En una de las cartas que nos han llegado de entre las que redactó Plinio el Joven, heredero de su tío el “viejo”, narra a Tácito cómo fueron aquellas horas finales del polígrafo enfermo de curiosidad, una lectura que recomiendo a todo aquel que desee “rememorar” aquellos trágicos momentos, eso sí, ambientando en lo posible la estancia, con algún efluvio sulfuroso y luz a medio gas4.
___
1 Según Plinio el Joven, tal y como relata en su Epistulae III, 5, 7–18, Larcio llegó a ofrecer más de cuatrocientos mil sestercios a Plinio por sus “apuntes”, una cifra mareante.
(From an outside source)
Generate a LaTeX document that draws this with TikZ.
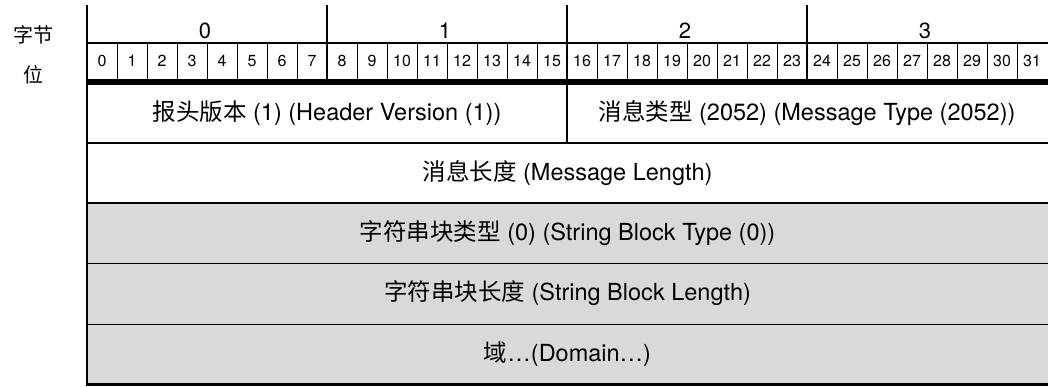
\documentclass[tikz,border=0pt]{standalone}
\usepackage{fontspec}
\setmainfont{TeX Gyre Heros}
\newfontfamily\cjk{Noto Sans CJK SC}
\definecolor{cellgray}{HTML}{D9D9D9}
\tikzset{
  field/.style={inner sep=0pt, anchor=center, font=\fontsize{23.5}{28}\selectfont},
  bytenum/.style={inner sep=0pt, anchor=center, font=\fontsize{22}{26}\selectfont},
  bitnum/.style={inner sep=0pt, anchor=center, font=\fontsize{16}{19}\selectfont},
  sidelabel/.style={inner sep=0pt, anchor=center, font=\fontsize{20}{24}\selectfont\cjk},
  thinrule/.style={line width=1pt, black},
  midrule/.style={line width=2pt, black},
}
\begin{document}
\begin{tikzpicture}[x=1pt,y=-1pt]
\useasboundingbox (0,0) rectangle (1048,387);
% gray area
\fill[cellgray] (87,203) rectangle (1048,385);
% byte row
\foreach \k in {0,1,2,3} {
  \node[bytenum] (byte\k) at ({205+240*\k},31) {\k};
}
\draw[line width=1.2pt] (87,43) -- (1048,43);
% bit row
\foreach \i in {0,...,31} {
  \node[bitnum] (bit\i) at ({102+30*\i},61) {\i};
}
\foreach \i in {1,...,31} {
  \draw[line width=0.9pt] ({87+30*\i},43) -- ({87+30*\i},80);
}
\foreach \k in {1,2,3} {
  \draw[line width=1.6pt] ({87+240*\k},5) -- ({87+240*\k},80);
}
\draw[line width=6pt] (87,82) -- (1048,82);
% side labels
\node[sidelabel] (lblbyte) at (33,34.5) {字节};
\node[sidelabel] (lblbit) at (33.5,74.5) {位};
% header row
\draw[midrule] (567,85) -- (567,143);
\node[field] (hver) at (327,113) {{\cjk 报头版本} (1) (Header Version (1))};
\node[field] (mtype) at (807,113) {{\cjk 消息类型} (2052) (Message Type (2052))};
\draw[midrule] (87,143) -- (1048,143);
\node[field] (mlen) at (567.5,173) {{\cjk 消息长度} (Message Length)};
\draw[midrule] (87,203) -- (1048,203);
\node[field] (sbtype) at (567.5,233) {{\cjk 字符串块类型} (0) (String Block Type (0))};
\draw[thinrule] (87,263.5) -- (1048,263.5);
\node[field] (sblen) at (567.5,293.5) {{\cjk 字符串块长度} (String Block Length)};
\draw[thinrule] (87,324.5) -- (1048,324.5);
\node[field] (domain) at (567.5,354.5) {{\cjk 域}…(Domain…)};
\draw[line width=3pt] (87,384.5) -- (1048,384.5);
% left edge
\draw[line width=2.6pt] (87,5) -- (87,386);
\end{tikzpicture}
\end{document}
2 Véase sobre este tema Buscando las Fuentes Tamáricas, artículo que publiqué en Revista de Arqueología del Siglo XXI, Año XXIII – Nº 266. Junio 2003.
3 Plinio el Viejo. Historia Natural, XXXI, 3.
4 Puede leerse esta carta, en traducción de Julián González Fernández extraída del volumen 344 de la Editorial Gredos, Cartas, de Plinio el Joven, en el Blog de Filología Clásica.